$(x^{(k)})$ is a sequence of vectors, where $x^{(k)} = (x^{(k)}_1,...,x^{(k)}_n)$, and $x = (x_1,...,x_n)$.
I was told that $\|x^{(k)} - x\|_1 \le n\ max(|x^{(k)}_i - x_i|)$, but don't see how. I know that $\|x - y\|_1 \le n\|x - y\|_\infty$, but here's how I see the expansion of the norm:
$\|x^{(k)} - x\|_1 = |x^{(1)}_1 - x_1|+...+|x^{(1)}_n - x_n|+|x^{(2)}_1 - x_1|+...+|x^{(m)}_n - x_n|$
$n\max|x^{(k)}_i - x_i| = n\max (|x^{(1)}_i - x_i|,...,|x^{(m)}_i - x_i|)$
So from this expansion, I don't see how the inequality would hold true.

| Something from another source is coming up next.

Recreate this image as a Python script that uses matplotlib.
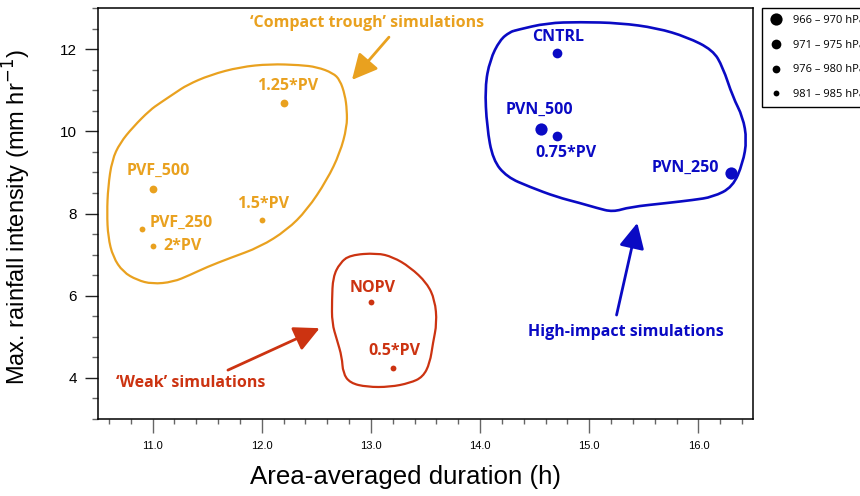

What am I interpreting wrong?
The example I have here is different from the question I've posted, because I would just like to know, in general, the difference between the expansion of a norm $\|x^{(k)} - x\|$ and $\|x^{(k)}_i - x_i\|$
This question also arises from a proof about showing that a sequence of vectors $(x^{(k)})$ converges to $x$ iff $x^{(k)}_i$ converges to $x_i$. In my notes that proof used an inequality that $|x^{(k)}_i - x_i| \le \| x^{(k)} - x \| \le n\max (|x^{(k)}_i - x_i|)$
I'm sure you are intended to take the max over $i \in \{1, ..., n\}$, not over $k$. Notice that for each positive integer $k$ we have (by definition of the 1-norm):
\begin{align} ||x^{(k)}-x||_1 &= |x_1^{(k)}-x_1| + |x_2^{(k)}-x_2| + ... + |x_n^{(k)}-x_n| \\ &\leq n\max_{i\in\{1, ..., n\}}\{|x_i^{(k)}-x_i|\} \\ &= n||x^{(k)}-x||_{\infty} \end{align} where the last equality just uses the definition of the $\infty$-norm. Notice that $k$ is held fixed consistently throughout.